Foreword to Volume Three
I don't compose. I only transmit.
— Confucius
A writing is a refugee. The act of creating a text sends a copy of its author's thoughts into permanent exile, fleeing the home world which engendered them into an unknown and unimaginable dimension of time, from whence they can never return, though in their flight they will, from time to time, touch down in other worlds, where they may inhabit, ever so briefly, another mind — like yours, dearReader — before they hurtle off again on their fugitive way.
From generations of exploration and study, we have come to know a good deal about our ancestors, by examining their left-behinds, rummaging in their middens and the ruins of their habitations, analysing their tools, their constructions, their very bones. Some left behind magnificent and moving depictions of their existence: animals they hunted, plants they cultivated, what they wore and how they decorated their bodies. From this ongoing enterprise we educe narratives about what life was like for them. We've become quite clever and insightful in conducting this kind of research and then pondering fruitfully what we discover; we know much of what our forbears accomplished, and are pretty confident we understand, in a general way at least, how they behaved towards one another in their lives.
But when we find baked clay tablets with patterened holes poked into them or a carved stone with odd shapes scratched upon its surface, we at once set about trying to decode what we believe has to be a message, one that may bear the answer to the first question any human being asks upon meeting another: how is it with you?
As that message begins to emerge, we approach the fulfillment of our deepest need: to *hear them speak*. Only then do we begin to know these absent creatures as persons: by understanding some of what they thought, we begin to apprehend not just what they saw and did, but to *feel* who they were.
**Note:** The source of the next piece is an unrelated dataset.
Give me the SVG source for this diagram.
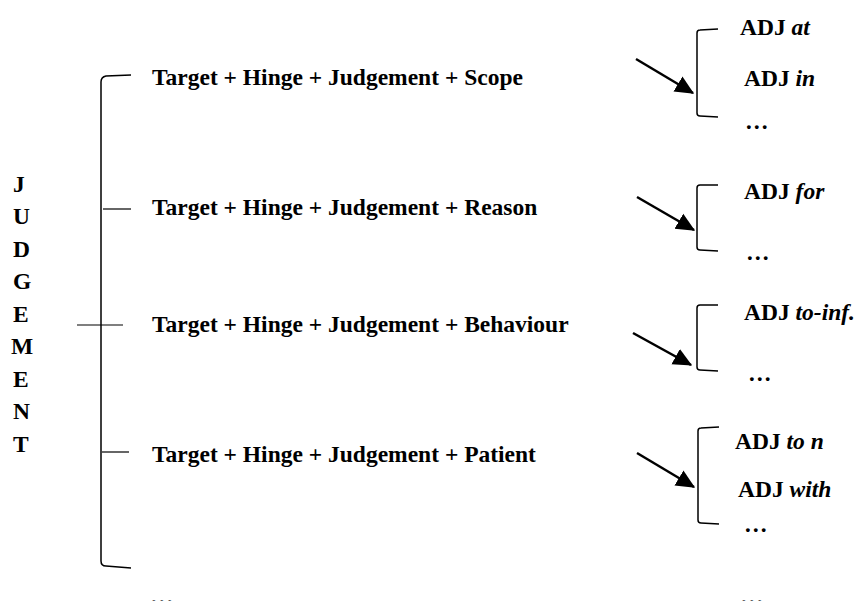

Our reaction to these messages can be quite emotional, and rightly so, for it is urgently important for each of us now living to discern exactly how it is with every other human being we encounter, whether in the flesh or through the traces that person deliberately left behind just so we would find it — that is, by inscribing some object with *text*.
It is the mission of any curator — of this or any archive — to bring such traces of an ancient past into the present moment of *our* lives, and to provision their transmission to the generations to come.